Simply a fascinating interview with Professor Dr. William Inboden about his new book.  I’ve not read it yet, but a lot of information and history was packed in to this hour (some not apparently inside the book).  Very well worth a listen.  A few things that stuck out to me:

1.  Early on, Inboden discusses how religious interpretations of world events are routinely dismissed in the secular academy.  Unfortunately, that causes many inaccuracies or at least incomplete explanations of historical events to occur.  As a Political Scientist studying religion and politics, I feel ya…  Inboden shows that U.S. foreign policy was keenly shaped by politically activated protestant opposition to communism on explicitly religious and worldview grounds (communist atheism).  Also, the Russians felt the same way in return.  And his case is as overwhelming as it is unknown among Political Scientists and Historians who study the Cold War.

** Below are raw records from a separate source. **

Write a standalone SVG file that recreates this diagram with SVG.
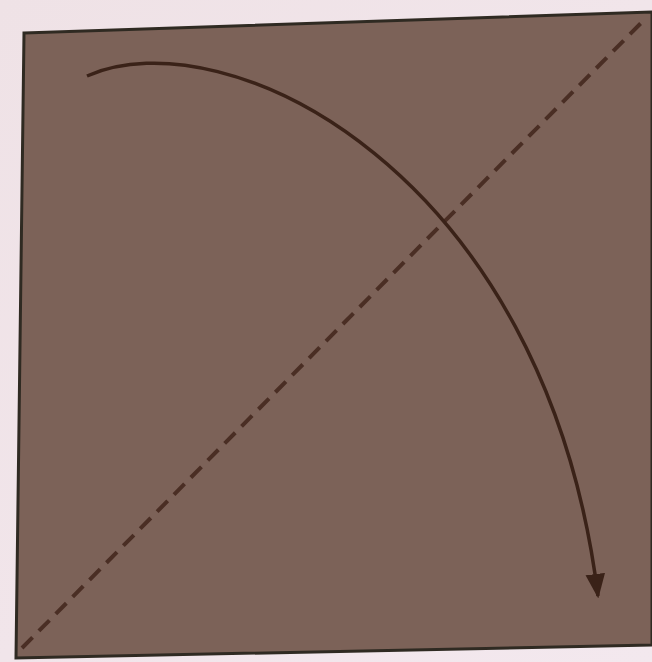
<svg xmlns="http://www.w3.org/2000/svg" width="652" height="662" viewBox="0 0 652 662">
<defs>
<marker id="ah" viewBox="0 0 10 10" refX="9" refY="5" markerWidth="7" markerHeight="7" orient="auto" markerUnits="strokeWidth">
<path d="M0,1 L10,5 L0,9 Z" fill="#3a2218"/>
</marker>
<linearGradient id="bg" x1="0" y1="0" x2="1" y2="1">
<stop offset="0" stop-color="#efe2e6"/>
<stop offset="1" stop-color="#f3e8ee"/>
</linearGradient>
<style>
.paper{fill:#7c6258;stroke:#2f2a22;stroke-width:3}
.fold{fill:none;stroke:#4a2e24;stroke-width:4;stroke-dasharray:15 9}
.arrow{fill:none;stroke:#3a2218;stroke-width:3.5}
</style>
</defs>
<rect x="0" y="0" width="652" height="662" fill="url(#bg)"/>
<g id="paper">
<polygon class="paper" points="24,33 652,12 652,645 16,658"/>
</g>
<g id="connectors">
<line class="fold" x1="22" y1="648" x2="646" y2="18"/>
<path class="arrow" d="M87,76 C225,15 545,170 598,596" marker-end="url(#ah)"/>
</g>
</svg>
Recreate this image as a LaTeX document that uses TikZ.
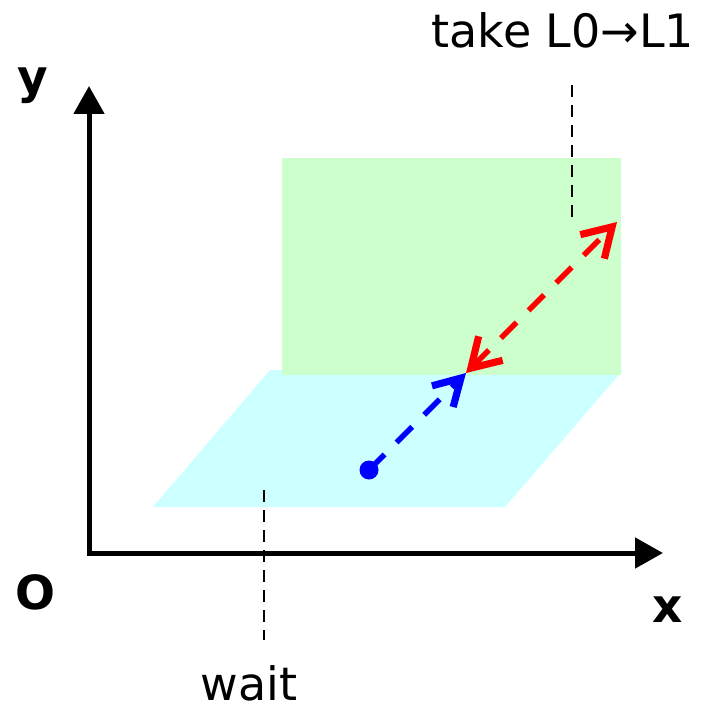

2.  Inboden studies the period from 1945-1960.  The amount of church-state interaction (both ways!) between the U.S. state/defense departments, White House, and key senators with mainline/liberal protestants self-consciously doing the will of God should make any secular liberal decrying the influence of the Christian Right repent.  Simply wow.  From Eisenhower’s appointment of his pastor as a foreign secretary to protestant theologians and preachers being consulted, even helping write, foreign policy, to the U.S. government directly lobbying the United Council of Churches, it can be said that whatever the Christian Right learned about religious political influence, it learned from its liberal counterparts.  As far as evangelicals go, they were basically absent at the time, until Christianity Today surfaces near the end.

3.  FDR’s radio presentation.  Wait for it.  Hint: it ain’t mere civil religion!

4.  The interview (and I guess book), shows me that for all the language going on at the time coming out of the Supreme Court, promoting a strict separation or no-aid doctrine regarding the establishment clause, the rest of the national government, especially those involved with forming and advancing foreign policy, apparently didn’t care (it had bigger fish to fry, namely atheistic communism).

If you are interested in or a student of U.S. foreign policy historically, religion and politics, Presidential history and politics, the Cold War, etc., you must given this a listen.